### Supplied data

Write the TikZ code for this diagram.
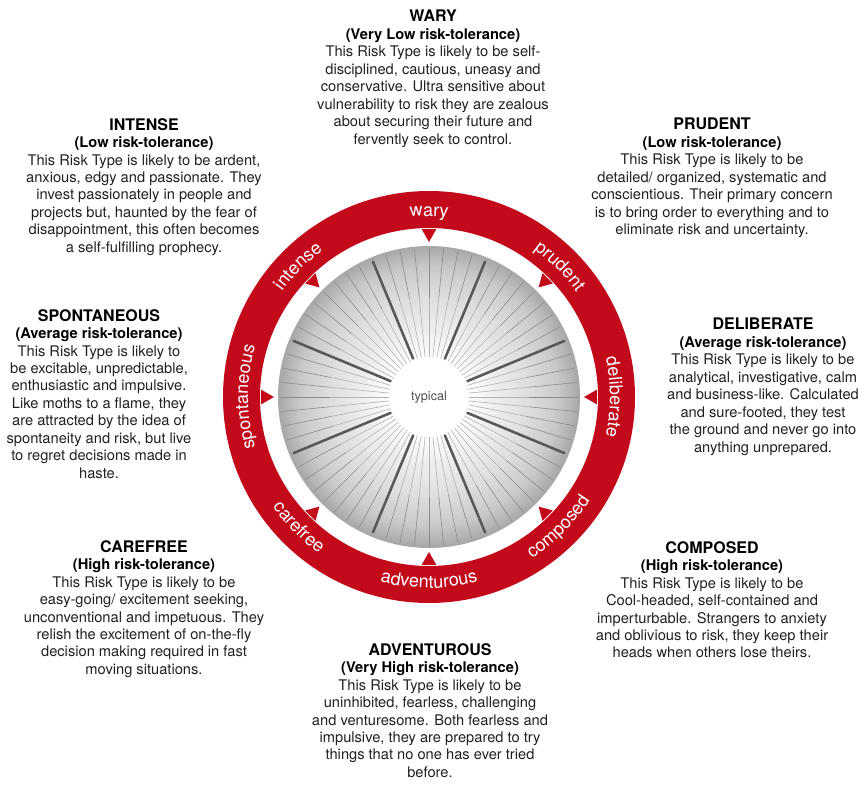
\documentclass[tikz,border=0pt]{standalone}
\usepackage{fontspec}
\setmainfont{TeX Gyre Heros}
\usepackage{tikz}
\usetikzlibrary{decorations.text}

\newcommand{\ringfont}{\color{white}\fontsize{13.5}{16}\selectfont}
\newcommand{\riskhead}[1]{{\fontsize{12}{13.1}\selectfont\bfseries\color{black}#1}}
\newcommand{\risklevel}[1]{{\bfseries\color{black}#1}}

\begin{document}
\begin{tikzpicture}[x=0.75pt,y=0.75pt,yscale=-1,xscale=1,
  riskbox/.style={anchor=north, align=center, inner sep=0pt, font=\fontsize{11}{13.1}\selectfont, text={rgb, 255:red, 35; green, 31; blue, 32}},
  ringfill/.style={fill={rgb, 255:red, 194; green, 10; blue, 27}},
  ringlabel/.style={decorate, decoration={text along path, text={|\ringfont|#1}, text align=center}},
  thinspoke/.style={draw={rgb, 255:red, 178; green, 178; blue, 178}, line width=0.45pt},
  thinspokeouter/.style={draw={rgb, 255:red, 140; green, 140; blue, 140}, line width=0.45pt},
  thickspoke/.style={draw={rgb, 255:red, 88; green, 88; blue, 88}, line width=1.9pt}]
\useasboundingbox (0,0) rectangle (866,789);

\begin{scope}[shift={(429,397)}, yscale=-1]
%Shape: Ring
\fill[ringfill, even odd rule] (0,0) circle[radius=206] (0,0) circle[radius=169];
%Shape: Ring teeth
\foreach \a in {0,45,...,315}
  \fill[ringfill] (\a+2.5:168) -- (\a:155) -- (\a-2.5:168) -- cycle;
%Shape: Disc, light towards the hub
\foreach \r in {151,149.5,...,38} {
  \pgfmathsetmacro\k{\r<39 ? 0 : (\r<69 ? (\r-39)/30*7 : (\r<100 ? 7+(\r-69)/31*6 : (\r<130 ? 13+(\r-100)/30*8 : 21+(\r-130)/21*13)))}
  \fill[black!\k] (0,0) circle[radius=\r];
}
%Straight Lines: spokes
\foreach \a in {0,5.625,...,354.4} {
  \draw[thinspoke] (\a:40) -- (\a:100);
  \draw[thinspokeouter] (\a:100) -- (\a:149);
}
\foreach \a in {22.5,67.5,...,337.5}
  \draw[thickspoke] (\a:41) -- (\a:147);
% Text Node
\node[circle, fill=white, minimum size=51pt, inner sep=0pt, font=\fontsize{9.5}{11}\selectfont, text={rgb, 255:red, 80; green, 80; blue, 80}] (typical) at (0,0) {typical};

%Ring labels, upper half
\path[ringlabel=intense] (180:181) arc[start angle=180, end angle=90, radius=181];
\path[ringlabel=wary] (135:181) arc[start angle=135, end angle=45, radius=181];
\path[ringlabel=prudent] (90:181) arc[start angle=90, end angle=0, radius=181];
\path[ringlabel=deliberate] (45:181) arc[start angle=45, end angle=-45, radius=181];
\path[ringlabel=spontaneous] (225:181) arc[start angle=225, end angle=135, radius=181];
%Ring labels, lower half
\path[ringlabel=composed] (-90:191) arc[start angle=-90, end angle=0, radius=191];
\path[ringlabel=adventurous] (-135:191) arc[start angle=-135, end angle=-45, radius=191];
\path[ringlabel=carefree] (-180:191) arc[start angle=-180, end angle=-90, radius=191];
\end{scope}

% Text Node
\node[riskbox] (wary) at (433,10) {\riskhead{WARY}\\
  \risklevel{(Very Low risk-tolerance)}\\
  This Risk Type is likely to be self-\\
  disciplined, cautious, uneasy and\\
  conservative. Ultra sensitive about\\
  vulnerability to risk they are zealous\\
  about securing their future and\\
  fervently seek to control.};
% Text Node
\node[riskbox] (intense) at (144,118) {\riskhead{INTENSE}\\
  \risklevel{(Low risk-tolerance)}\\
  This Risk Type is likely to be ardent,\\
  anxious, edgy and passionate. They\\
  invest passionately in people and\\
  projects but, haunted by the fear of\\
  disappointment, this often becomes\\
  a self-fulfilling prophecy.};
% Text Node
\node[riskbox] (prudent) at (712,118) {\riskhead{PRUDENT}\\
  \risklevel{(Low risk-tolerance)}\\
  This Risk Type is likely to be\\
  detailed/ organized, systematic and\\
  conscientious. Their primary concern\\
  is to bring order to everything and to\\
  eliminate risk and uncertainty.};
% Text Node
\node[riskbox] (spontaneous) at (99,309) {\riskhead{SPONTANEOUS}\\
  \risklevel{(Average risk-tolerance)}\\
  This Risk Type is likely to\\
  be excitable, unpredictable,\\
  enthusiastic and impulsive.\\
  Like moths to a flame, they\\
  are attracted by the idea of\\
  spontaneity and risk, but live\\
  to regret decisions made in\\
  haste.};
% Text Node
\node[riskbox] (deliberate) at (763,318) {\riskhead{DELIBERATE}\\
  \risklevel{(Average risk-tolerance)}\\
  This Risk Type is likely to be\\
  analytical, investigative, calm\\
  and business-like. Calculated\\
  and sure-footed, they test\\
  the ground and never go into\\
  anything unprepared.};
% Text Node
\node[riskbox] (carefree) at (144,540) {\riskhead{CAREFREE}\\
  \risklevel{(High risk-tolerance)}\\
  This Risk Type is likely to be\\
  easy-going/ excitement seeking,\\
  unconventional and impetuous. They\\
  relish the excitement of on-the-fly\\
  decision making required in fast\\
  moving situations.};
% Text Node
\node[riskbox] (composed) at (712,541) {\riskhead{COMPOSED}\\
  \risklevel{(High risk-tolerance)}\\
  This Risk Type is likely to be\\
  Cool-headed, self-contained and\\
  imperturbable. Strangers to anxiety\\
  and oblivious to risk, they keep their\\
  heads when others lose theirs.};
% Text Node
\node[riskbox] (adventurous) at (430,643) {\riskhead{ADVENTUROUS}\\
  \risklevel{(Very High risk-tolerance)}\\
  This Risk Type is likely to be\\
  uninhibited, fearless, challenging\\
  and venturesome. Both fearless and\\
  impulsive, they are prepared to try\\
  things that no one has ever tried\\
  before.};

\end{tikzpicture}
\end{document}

### What the exercise asks
Everything from the first line of the listing above through the line that contains "(0,0) rectangle (866,789);" is to be restated word for word, minus the pictures.

### The solution
Write the TikZ code for this diagram.
\documentclass[tikz,border=0pt]{standalone}
\usepackage{fontspec}
\setmainfont{TeX Gyre Heros}
\usepackage{tikz}
\usetikzlibrary{decorations.text}

\newcommand{\ringfont}{\color{white}\fontsize{13.5}{16}\selectfont}
\newcommand{\riskhead}[1]{{\fontsize{12}{13.1}\selectfont\bfseries\color{black}#1}}
\newcommand{\risklevel}[1]{{\bfseries\color{black}#1}}

\begin{document}
\begin{tikzpicture}[x=0.75pt,y=0.75pt,yscale=-1,xscale=1,
  riskbox/.style={anchor=north, align=center, inner sep=0pt, font=\fontsize{11}{13.1}\selectfont, text={rgb, 255:red, 35; green, 31; blue, 32}},
  ringfill/.style={fill={rgb, 255:red, 194; green, 10; blue, 27}},
  ringlabel/.style={decorate, decoration={text along path, text={|\ringfont|#1}, text align=center}},
  thinspoke/.style={draw={rgb, 255:red, 178; green, 178; blue, 178}, line width=0.45pt},
  thinspokeouter/.style={draw={rgb, 255:red, 140; green, 140; blue, 140}, line width=0.45pt},
  thickspoke/.style={draw={rgb, 255:red, 88; green, 88; blue, 88}, line width=1.9pt}]
\useasboundingbox (0,0) rectangle (866,789);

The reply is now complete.